Failing that, I say, don’t use “whom” at all but stick exclusively with “who.”
Why?
Because nothing makes you sound less clever than misusing the word “whom.”
“Our server,” somebody once wrote, in a letter of complaint, when I was bartending, “whom never gave us her name …”
Uh, okay. How will you ever take that letter seriously?
Here are several more methods by which you can increase your cleverness:
Cultivate wordplay.
Because your words are your thoughts verbalized, it is largely your words that make you clever. Seek, therefore, to describe things in a colorful and unorthodox manner:
“Hey, bartender, what’s that mint-green bottle that stands out so clearly among the multicolored glass?”
You see?
That’s good language.
Be persuasive.
How?
Learn facts and remember them.
Learn also to speak clearly and concisely, and always avoid jargon. This, without any doubt, is among the most persuasive and universal signs of cleverness there is:
The more clearly you present something, the more persuasive you are, and those who speak well speak briefly.
Learn quips, quotes, and anecdotes.
Learn many of them. Memorize them. Develop a deep well from which to draw so that you’re not just recycling the same three or four or five and sounding like a broken record.
Don’t use stale anecdotes.
It always delights a person when she or he hears a new story from an old friend.
Don’t use stale cliches:
“My heart was beating like a drum, and when the moment finally came it cut like a knife.”

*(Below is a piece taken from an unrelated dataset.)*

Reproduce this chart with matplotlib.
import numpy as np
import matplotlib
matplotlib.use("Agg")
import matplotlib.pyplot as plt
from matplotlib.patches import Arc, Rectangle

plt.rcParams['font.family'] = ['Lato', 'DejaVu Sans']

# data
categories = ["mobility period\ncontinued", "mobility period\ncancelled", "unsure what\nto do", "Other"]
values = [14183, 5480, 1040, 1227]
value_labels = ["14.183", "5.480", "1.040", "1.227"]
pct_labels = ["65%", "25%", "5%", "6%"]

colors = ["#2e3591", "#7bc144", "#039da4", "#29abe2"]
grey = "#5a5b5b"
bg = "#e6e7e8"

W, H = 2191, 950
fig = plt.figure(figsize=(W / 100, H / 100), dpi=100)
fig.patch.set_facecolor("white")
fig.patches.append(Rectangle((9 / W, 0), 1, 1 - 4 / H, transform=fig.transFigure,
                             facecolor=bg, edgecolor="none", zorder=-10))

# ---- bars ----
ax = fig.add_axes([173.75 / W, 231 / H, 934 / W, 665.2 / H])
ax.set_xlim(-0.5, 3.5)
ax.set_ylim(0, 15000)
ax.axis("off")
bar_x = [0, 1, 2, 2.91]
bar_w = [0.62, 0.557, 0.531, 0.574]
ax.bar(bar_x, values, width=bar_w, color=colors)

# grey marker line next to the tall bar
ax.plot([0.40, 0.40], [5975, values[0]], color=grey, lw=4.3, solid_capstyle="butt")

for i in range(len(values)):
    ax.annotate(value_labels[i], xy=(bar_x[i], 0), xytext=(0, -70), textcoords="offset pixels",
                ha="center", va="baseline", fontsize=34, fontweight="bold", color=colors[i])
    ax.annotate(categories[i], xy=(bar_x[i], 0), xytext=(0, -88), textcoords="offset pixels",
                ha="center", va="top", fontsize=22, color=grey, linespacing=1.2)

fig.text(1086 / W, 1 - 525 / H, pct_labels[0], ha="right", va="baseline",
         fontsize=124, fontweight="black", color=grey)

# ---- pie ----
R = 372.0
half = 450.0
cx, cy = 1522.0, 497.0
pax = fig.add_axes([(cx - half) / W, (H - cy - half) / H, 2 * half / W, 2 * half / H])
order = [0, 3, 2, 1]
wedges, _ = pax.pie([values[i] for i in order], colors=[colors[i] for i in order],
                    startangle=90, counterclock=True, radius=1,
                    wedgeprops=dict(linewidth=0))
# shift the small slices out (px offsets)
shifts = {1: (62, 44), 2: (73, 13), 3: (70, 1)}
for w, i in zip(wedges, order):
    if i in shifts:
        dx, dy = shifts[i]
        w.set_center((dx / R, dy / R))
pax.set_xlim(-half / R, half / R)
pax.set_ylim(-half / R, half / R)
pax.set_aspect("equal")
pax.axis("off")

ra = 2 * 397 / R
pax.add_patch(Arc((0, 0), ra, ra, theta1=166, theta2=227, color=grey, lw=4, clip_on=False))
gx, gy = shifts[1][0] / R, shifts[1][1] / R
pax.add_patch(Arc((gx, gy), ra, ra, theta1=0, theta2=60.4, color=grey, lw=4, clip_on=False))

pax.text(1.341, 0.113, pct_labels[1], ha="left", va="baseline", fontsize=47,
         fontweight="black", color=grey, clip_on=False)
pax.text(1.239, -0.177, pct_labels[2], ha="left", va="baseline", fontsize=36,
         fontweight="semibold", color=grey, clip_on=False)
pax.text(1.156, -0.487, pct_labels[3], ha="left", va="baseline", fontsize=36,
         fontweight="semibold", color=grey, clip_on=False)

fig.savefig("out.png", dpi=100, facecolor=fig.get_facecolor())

Certain cliches, however, are colorful and even encouraged:
“Sharks? Well that’s a different kettle of fish entirely….”
This sort of cliche you should embrace and enthusiastically use.

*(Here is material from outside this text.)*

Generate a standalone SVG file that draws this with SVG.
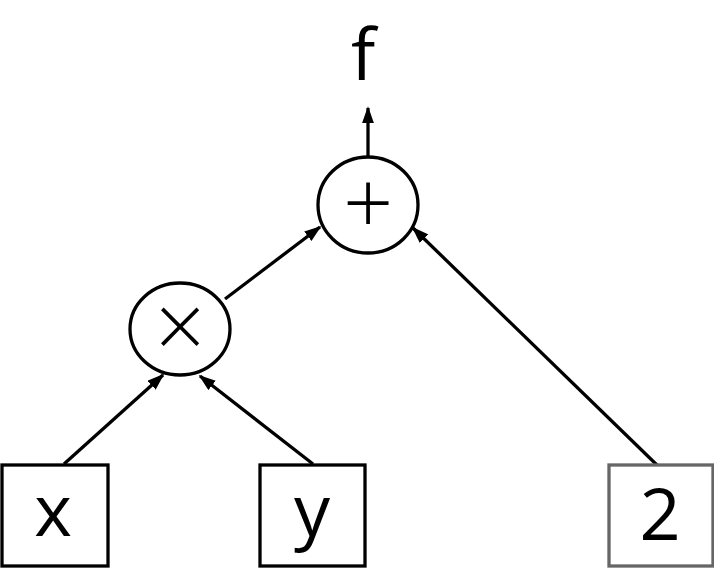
<svg xmlns="http://www.w3.org/2000/svg" width="714" height="568" viewBox="0 0 714 568">
<style>
.t{font-family:"Open Sans","Noto Sans",sans-serif;font-size:72px;fill:#000;text-anchor:middle}
.o{font-size:88px;font-weight:300}
.n{fill:#fff;stroke:#000;stroke-width:3.3}
.e{stroke:#000;stroke-width:3.3;fill:none;marker-end:url(#a)}
</style>
<defs>
<marker id="a" viewBox="0 0 10 10" refX="9" refY="5" markerWidth="17" markerHeight="12" markerUnits="userSpaceOnUse" orient="auto" preserveAspectRatio="none">
<path d="M0,0 L10,5 L0,10 z" fill="#000"/>
</marker>
</defs>
<g id="edges">
<line class="e" x1="368" y1="157" x2="368" y2="108"/>
<line class="e" x1="225" y1="299" x2="320" y2="227"/>
<line class="e" x1="64" y1="464" x2="163" y2="375"/>
<line class="e" x1="313" y1="464" x2="200" y2="376"/>
<line class="e" x1="658" y1="466" x2="413" y2="228"/>
</g>
<g id="f"><text class="t" x="363" y="80">f</text></g>
<g id="plus"><ellipse class="n" cx="368" cy="205" rx="50" ry="48"/><text class="t o" x="368" y="234">+</text></g>
<g id="times"><ellipse class="n" cx="180" cy="329" rx="50" ry="46"/><text class="t o" x="180" y="358">×</text></g>
<g id="x"><rect class="n" x="2" y="465" width="106" height="101"/><text class="t" x="53" y="536">x</text></g>
<g id="y"><rect class="n" x="260" y="465" width="105" height="101"/><text class="t" x="312" y="536">y</text></g>
<g id="two"><rect class="n" style="stroke:#666" x="609" y="465" width="104" height="101"/><text class="t" x="660" y="540">2</text></g>
</svg>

Think of conversation as a stroll.
Small talk isn’t about content. It’s about commiseration.
It’s about making people feel relaxed.
When you ask someone for the time and you’re told how to build a clock, you’ll not easily move forward.
When, upon the other hand, you ask for the time, and you’re told:
“I don’t know. The battery in my phone died — and it is a sad pass indeed when a man like me can’t tell the time without his phone, don’t you agree?” — you’ll likely be put more at ease.
Small talk, I repeat, isn’t about content. It’s about mood.
Make your interlocutor relaxed and comfortable, and you’ve gotten off on the correct foot.
Never make a joke at someone else’s expense for the sake of a laugh.
“Hey, baldie! Can you turn your head? The glare coming off you is blinding me.”
It’s tacky, it’s amateurish, and, worst of all, it’s fiercely unfunny.
Don’t ever ask “What do you do?”
Instead, say something like:
“What in life brings you bliss?”
(“God,” she answered. “I spend virtually all my time at work, and so I’m afraid there’s little time for bliss.” At which point, almost magically, many conversational options have suddenly opened up before you, among which is the fact that you are now — only now — at liberty to ask what it is that occupies her time so.)
Don’t use big or biggish words that you only partially understand.
Do cultivate a bigger vocabulary.
This is easier than you might think. Begin by learning fresher, less common words for standard things.
Instead of saying, for instance, “You look beautiful tonight,” try:
“You look particularly radiant this evening.”
Which, incidentally, I once heard a very kind and clever fellow say to a middle-age woman he knew, though only a little, who had just sat down next to him at the bar, and this woman, I swear to you, was walking on sunshine all night long from that one compliment alone.
Observe clever people and try to understand precisely what you find clever about them — and then copy that principle.
The most important thing of all:
Believe that you can become more clever.
Because you can.
Because it’s not how smart or clever you are.
It’s how smart and clever you want to be.